People love working online, even though it requires a lot of discipline and for people to act like adults, which is something not many can do all the time*, so I'm curious to see how working from home vs from the office vs hybrid programs work out.
I have two 100% work-from-home part time jobs, but I feel like I'm overworking for both, which is something I have to deal with sooner or later once I'm off the learning curve for both, and I work out a schedule for myself, because right now I don't even know how much work I do for each of them - but I'm certain that I put in more, way more hours that what I have to - because I have deadlines and goals to achieve and work with. I mean look at my blog, my last post was a chess session that I recorded at 2 am because I had 20 mins to spare and I wanted to stay active on Hive, but I was so brain-dead that I couldn't even write.
I have back pains even though I swim twice a week.

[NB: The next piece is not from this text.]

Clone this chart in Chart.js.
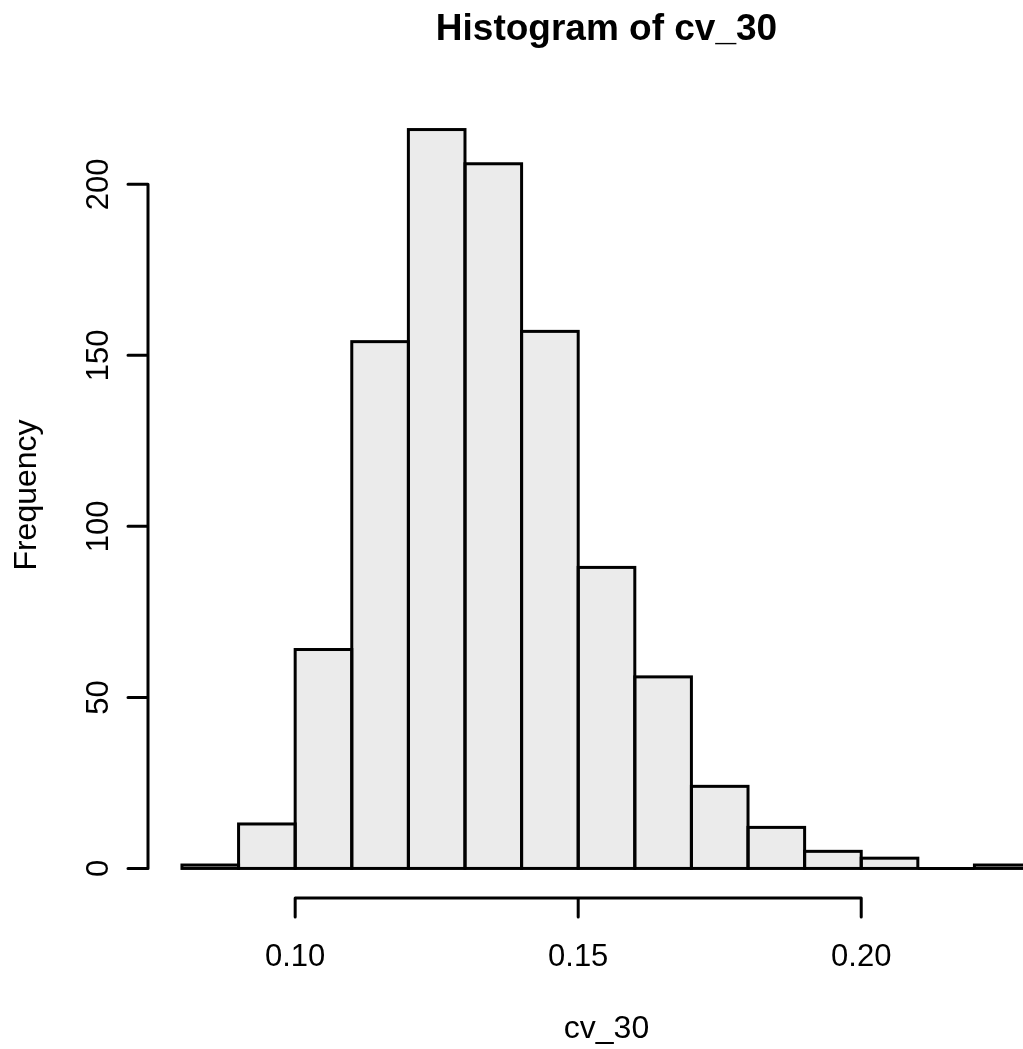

Working from home requires discipline to deliver to your boss/company, but it also requires discipline to stick to a schedule and not work 24/7 because you don't even generate a difference between working hours and free time, because well, you spend both at the same spot.
I know I have to work out and stretch, especially if I sit at the computer for 12-16 hours a day, but I still need to deliver for both companies, so I have no time to spare right now, but I need to work out to stay healthy, but I don't have the time, but, but, but.
I figured out a solution, maybe not the best one and definitely not the cheapest one, but arguably the most-straightforward one:
If you can't work out because you have terrible home-office habits and you have no free time, bring the workout to the office.
I live in a small town that used to be all stables at one point. Not HBD and USDC like polycub's farms that give 20%+ APR, but stables as in horses, cows and other farm animals. This little rooms used to be a horse house, but it is now my storage room/home-office-gym where I try to stay as active as possible while being the workaholic I've been over the past few weeks.
It's not much, but it's honest work. People are not ready to work from home yet - I'm not talking about taking away their freedom of choice and that every company should move to a hybrid system, I'm talking about most people not being emotionally and empirically prepared to handle correctly their schedule and keep a balance between every aspect of their life. I'm not ready, but I can try even if I come up with these solutions, I'll get better at this problem-solving, believe me, but in the meantime, I'll read you from the horse house.